If you’ve got a moist, shady spot in your southeast Piedmont yard, consider Bladdernut (Staphylea trifolia). This trifoliate (three-leaflet leaf) shrub that naturally occurs on Piedmont floodplains makes me smile no matter what time of year I’m admiring it.
I rescued mine from a floodplain about to be bulldozed some twenty years ago when it was a spindly little foot-high bit of green. The mother plant is now twenty feet tall, and it has produced a crop of suckers from its roots, creating a pretty little Bladdernut thicket.
Right now, the bell-shaped clusters of yellow-green flowers are just opening in earnest. Yesterday afternoon, I spotted two Eastern Tiger Swallowtail butterflies dangling from the clusters as they sipped nectar from the newly opened flowers. Some years, I’ve seen as many as a dozen butterflies simultaneously enjoying the Bladdernut flowers, resembling animated Christmas ornaments as they floated between floral clusters.
I’ve never noticed any fragrance from these flowers, but the butterflies and other pollinators seem to have no difficulty finding them. However, it’s not just the flowers that make this native beauty special. The fruits are even more amazing. The inflated balloon-like fruits look like miniature pale green Japanese lanterns as they dangle from the ends of branches. These little fruits persist from summer through fall and always spark questions from visitors to my yard.

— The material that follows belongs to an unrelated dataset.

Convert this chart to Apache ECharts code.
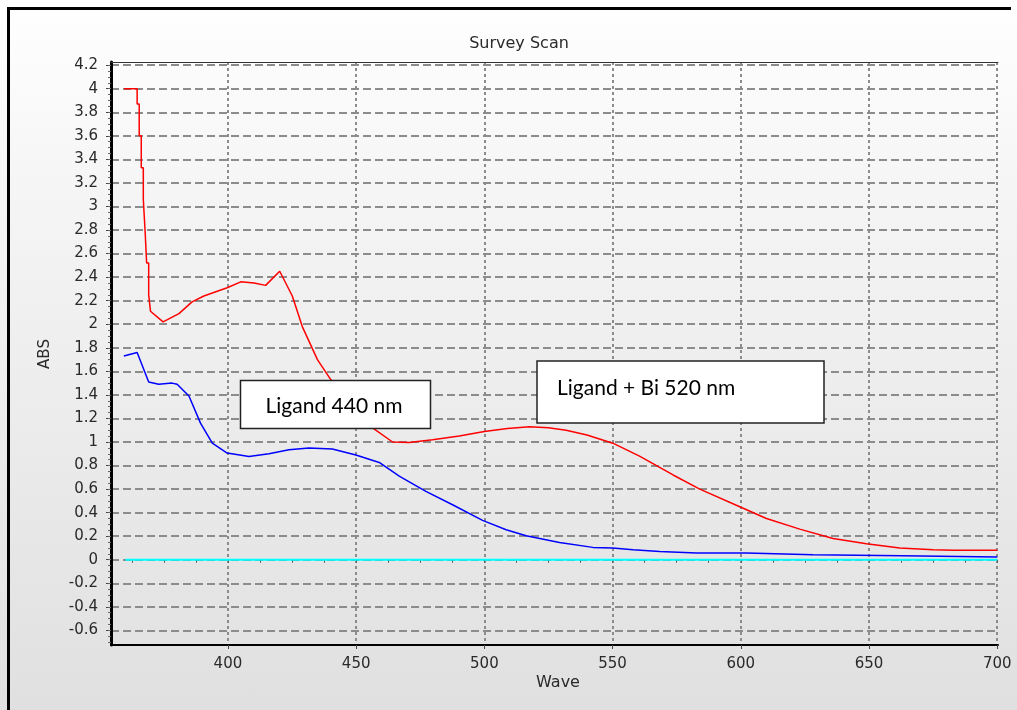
<!DOCTYPE html>
<html>
<head>
<meta charset="utf-8">
<script src="https://cdn.jsdelivr.net/npm/echarts@6/dist/echarts.min.js"></script>
<style>
html,body{margin:0;padding:0;}
#wrap{position:relative;width:1017px;height:710px;background:linear-gradient(to bottom,#ffffff 0%,#f4f4f4 30%,#eaeaea 65%,#e0e0e0 100%);overflow:hidden;}
#chart{position:absolute;left:0;top:0;width:1017px;height:710px;}
.bd{position:absolute;background:#000;}
</style>
</head>
<body>
<div id="wrap">
<div id="chart"></div>
<div class="bd" style="left:7px;top:7px;width:1004px;height:3px;"></div>
<div class="bd" style="left:7px;top:7px;width:3px;height:703px;"></div>
</div>
<script>
// Tick labels
const xTicks = [400, 450, 500, 550, 600, 650, 700];
const yTicks = [-0.6, -0.4, -0.2, 0, 0.2, 0.4, 0.6, 0.8, 1, 1.2, 1.4, 1.6, 1.8, 2, 2.2, 2.4, 2.6, 2.8, 3, 3.2, 3.4, 3.6, 3.8, 4, 4.2];

// Ligand + Bi (red)
const redWave = [359.5, 364.6, 364.6, 365.4, 365.4, 366.2, 366.2, 367.0, 367.0, 367.7, 367.7, 368.3, 368.3, 369.1, 369.1, 369.8, 369.8,
  374.7, 380.9, 386.0, 390.6, 399.7, 405.0, 410.2, 414.7, 420.2, 425.1, 429.0, 434.9, 440.1, 448.0, 456.4, 464.2, 470.7,
  479.8, 490.2, 500.0, 509.0, 517.6, 525.0, 531.9, 540.0, 550.1, 560.5, 573.6, 584.0, 599.6, 610.0, 623.0, 636.0, 649.0,
  662.0, 675.0, 683.0, 700.0];
const redAbs = [4.00, 4.00, 3.87, 3.87, 3.60, 3.60, 3.33, 3.33, 3.06, 3.06, 2.79, 2.79, 2.52, 2.52, 2.25, 2.25, 2.11,
  2.02, 2.09, 2.19, 2.24, 2.31, 2.36, 2.35, 2.33, 2.45, 2.24, 1.98, 1.70, 1.53, 1.32, 1.12, 1.00, 0.996,
  1.02, 1.05, 1.09, 1.115, 1.13, 1.12, 1.10, 1.06, 0.99, 0.88, 0.72, 0.60, 0.45, 0.35, 0.26, 0.18, 0.136,
  0.10, 0.085, 0.08, 0.08];

// Ligand (blue)
const blueWave = [359.4, 364.6, 369.1, 373.0, 378.2, 380.2, 384.8, 389.3, 393.9, 399.7, 408.2, 416.0, 423.8, 431.6, 440.7,
  449.9, 459.0, 466.8, 477.2, 487.6, 499.3, 508.5, 516.3, 529.3, 542.3, 550.0, 558.0, 568.4, 582.7, 602.2, 602.4,
  628.2, 628.4, 662.8, 663.0, 700.0];
const blueAbs = [1.73, 1.76, 1.51, 1.49, 1.50, 1.49, 1.39, 1.16, 0.99, 0.906, 0.877, 0.90, 0.934, 0.95, 0.94,
  0.89, 0.826, 0.71, 0.58, 0.467, 0.334, 0.255, 0.204, 0.147, 0.105, 0.100, 0.085, 0.07, 0.057, 0.057, 0.042,
  0.042, 0.034, 0.034, 0.023, 0.023];

// Baseline (cyan)
const baseWave = [360, 700];
const baseAbs = [0, 0];

const xMin = 354.4, xMax = 700.3;
const yMin = -0.724, yMax = 4.227;

function pairs(xs, ys) { return xs.map((x, i) => [x, ys[i]]); }
const xMinor = [];
for (let v = 362.5; v <= 700; v += 12.5) xMinor.push(v);
const yMinor = [];
for (let k = -14; k <= 84; k++) yMinor.push(+(k * 0.05).toFixed(2));

const chart = echarts.init(document.getElementById('chart'), null, {renderer: 'canvas'});
const fontFam = '"DejaVu Sans", Verdana, sans-serif';
const lblColor = '#2a2a2a';
chart.setOption({
  backgroundColor: 'transparent',
  animation: false,
  grid: {left: 111, right: 19, top: 62, bottom: 65, containLabel: false},
  xAxis: [{
    type: 'value', min: xMin, max: xMax,
    axisLine: {show: true, onZero: false, lineStyle: {color: '#000', width: 2}},
    axisTick: {show: true, customValues: xTicks, length: 4, lineStyle: {color: '#444', width: 1}},
    axisLabel: {show: true, customValues: xTicks, margin: 12, color: lblColor, fontFamily: fontFam, fontSize: 15},
    splitLine: {show: true, lineStyle: {color: '#8c8c8c', width: 2, type: [3, 3]}}
  }, {
    type: 'value', min: xMin, max: xMax, position: 'bottom',
    axisLine: {show: false}, axisLabel: {show: false}, splitLine: {show: false},
    axisTick: {show: true, customValues: xMinor, length: 3, lineStyle: {color: '#555', width: 1}}
  }, {
    type: 'value', min: xMin, max: xMax, position: 'top',
    axisLine: {show: true, onZero: false, lineStyle: {color: '#333', width: 1}},
    axisLabel: {show: false}, splitLine: {show: false}, axisTick: {show: false}
  }],
  yAxis: [{
    type: 'value', min: yMin, max: yMax,
    axisLine: {show: true, onZero: false, lineStyle: {color: '#000', width: 3}},
    axisTick: {show: true, customValues: yTicks, length: 5, lineStyle: {color: '#444', width: 1}},
    axisLabel: {show: true, customValues: yTicks, margin: 13, color: lblColor, fontFamily: fontFam, fontSize: 15},
    splitLine: {show: true, lineStyle: {color: '#8c8c8c', width: 2, type: [8, 4]}}
  }, {
    type: 'value', min: yMin, max: yMax, position: 'left',
    axisLine: {show: false}, axisLabel: {show: false}, splitLine: {show: false},
    axisTick: {show: true, customValues: yMinor, length: 3, lineStyle: {color: '#666', width: 1}}
  }],
  series: [
    {type: 'line', data: pairs(baseWave, baseAbs), showSymbol: false, symbol: 'none', lineStyle: {color: '#00ffff', width: 2}, z: 3},
    {type: 'line', data: pairs(blueWave, blueAbs), showSymbol: false, symbol: 'none', lineStyle: {color: '#0000ff', width: 1.5}, z: 4},
    {type: 'line', data: pairs(redWave, redAbs), showSymbol: false, symbol: 'none', lineStyle: {color: '#ff0000', width: 1.5}, z: 5}
  ],
  graphic: [
    {type: 'text', x: 519, y: 44, style: {text: 'Survey Scan', fill: '#2a2a2a', font: '16px "DejaVu Sans"', textAlign: 'center', textVerticalAlign: 'middle'}, z: 10},
    {type: 'text', x: 45, y: 354, rotation: Math.PI / 2, style: {text: 'ABS', fill: '#2a2a2a', font: '15px "DejaVu Sans"', textAlign: 'center', textVerticalAlign: 'middle'}, z: 10},
    {type: 'text', x: 558, y: 683, style: {text: 'Wave', fill: '#2a2a2a', font: '16px "DejaVu Sans"', textAlign: 'center', textVerticalAlign: 'middle'}, z: 10},
    {type: 'rect', shape: {x: 240.5, y: 380.5, width: 190, height: 48}, style: {fill: '#fff', stroke: '#222', lineWidth: 1.5}, z: 20},
    {type: 'text', x: 334, y: 406, style: {text: 'Ligand 440 nm', fill: '#000', font: '21px Lato', textAlign: 'center', textVerticalAlign: 'middle'}, z: 21},
    {type: 'rect', shape: {x: 537, y: 361, width: 287, height: 62}, style: {fill: '#fff', stroke: '#222', lineWidth: 1.5}, z: 20},
    {type: 'text', x: 557, y: 388, style: {text: 'Ligand + Bi 520 nm', fill: '#000', font: '21px Lato', textAlign: 'left', textVerticalAlign: 'middle'}, z: 21}
  ]
});
</script>
</body>
</html>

When I was taking Piedmont plant identification classes in long-ago days, this shrub/small tree was one of the easiest to learn, because its leaf arrangement is so distinctive. It is our only trifoliate opposite-leaved shrub. Combine that with the fact that it grows in floodplain environments, and you have every student’s dream — an easily identified plant. Younger shrubs also have distinctive and attractive striped bark.
The trifoliate leaves emerge bright spring green and darken a bit with summer; its fall color is nothing special. But the Japanese lantern fruits often persist after leaf fall, providing late-season interest.
That’s just gravy as far as I’m concerned. This lovely native had me the moment I realized it is a butterfly magnet in bloom, and that it throws its own outdoor parties — complete with Japanese lantern decorations — from summer through fall.